We can get from that,

a = t = (0.88 + v(0))[1/(1 - v^2 )^1/2 ], so t = 0.88[1/(1 - v^2 )^1/2 ]

for the coordinate in the initial reference frame when the two ships collide.

And the translation for the x’ coordinate is:

x’ = [1/(1 - v^2 )^1/2 ](-vt + x)

This gives us

c = x’ = [1/(1 - v^2 )^1/2 ](-v0 + 2) = 2/(1 - v^2 )^1/2

If we shorthand g = [1/(1 - v^2 )^1/2 ], then a = 0.88g, b = -2vg, c = 2g.

We know right off the bat (ignoring the approximate value for a) that g = 2.185/0.88 = 2.483.

Some algebra gets us that v = 0.917 (approximately) and that (approximate values) b = -4.554, c = 4.966.

So we know that according to the reference frame in with the two ships were originally (and finally) stationary, the moving ship travelled for 2.185 seconds at a velocity of 0.917 light seconds/second. We also know that in our chosen second reference frame, the traget ship moved from time index -4.554 to time index 0.88 (5.434 seconds) to move the distance from 4.966 to 0, a speed of approximately -0.914. Given the rounding of the figures used throughout, we can see that these cases are symmetrical, i.e., that the motion for one frame is the opposite for the motion of the other.

In no case does this reasoning appeal to a reference frame in which there is an absolute speed. We chose reference frames that were easy to work with, but we can use the Lorentz transformations to work with any inertial reference frames.

Bonus question (pretty easy): At time t’=0, how far away are the ships?

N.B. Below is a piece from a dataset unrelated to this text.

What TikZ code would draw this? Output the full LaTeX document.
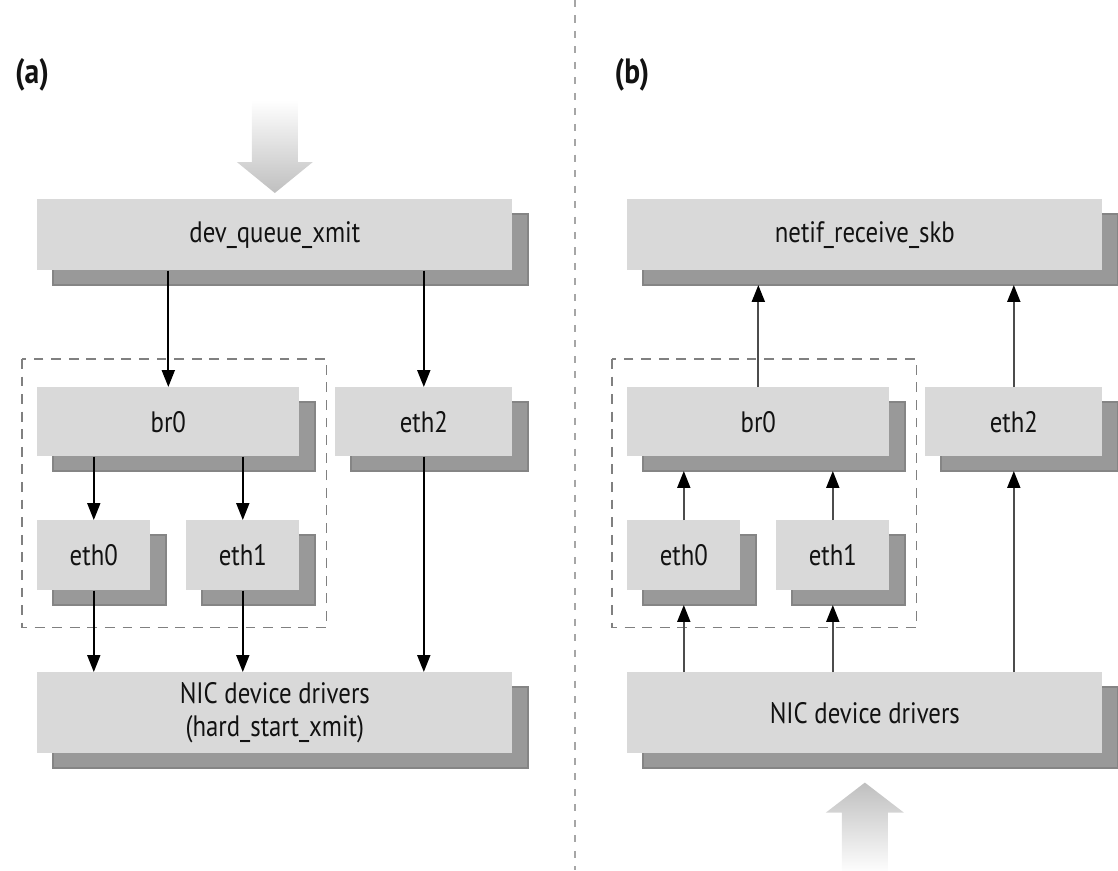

Well thank you for at least making an attempt.

But …

In that setup, you have the “moving ship” not moving. The “travel clock” as defined earlier displays time of travel. So you could not have a frame wherein t’ went from 0 to 0.88 and also x’ went from 0 to 0, unless you are proposing that perhaps he traveled in a circle?
Unfortunately,…” the rest of your math no longer applies.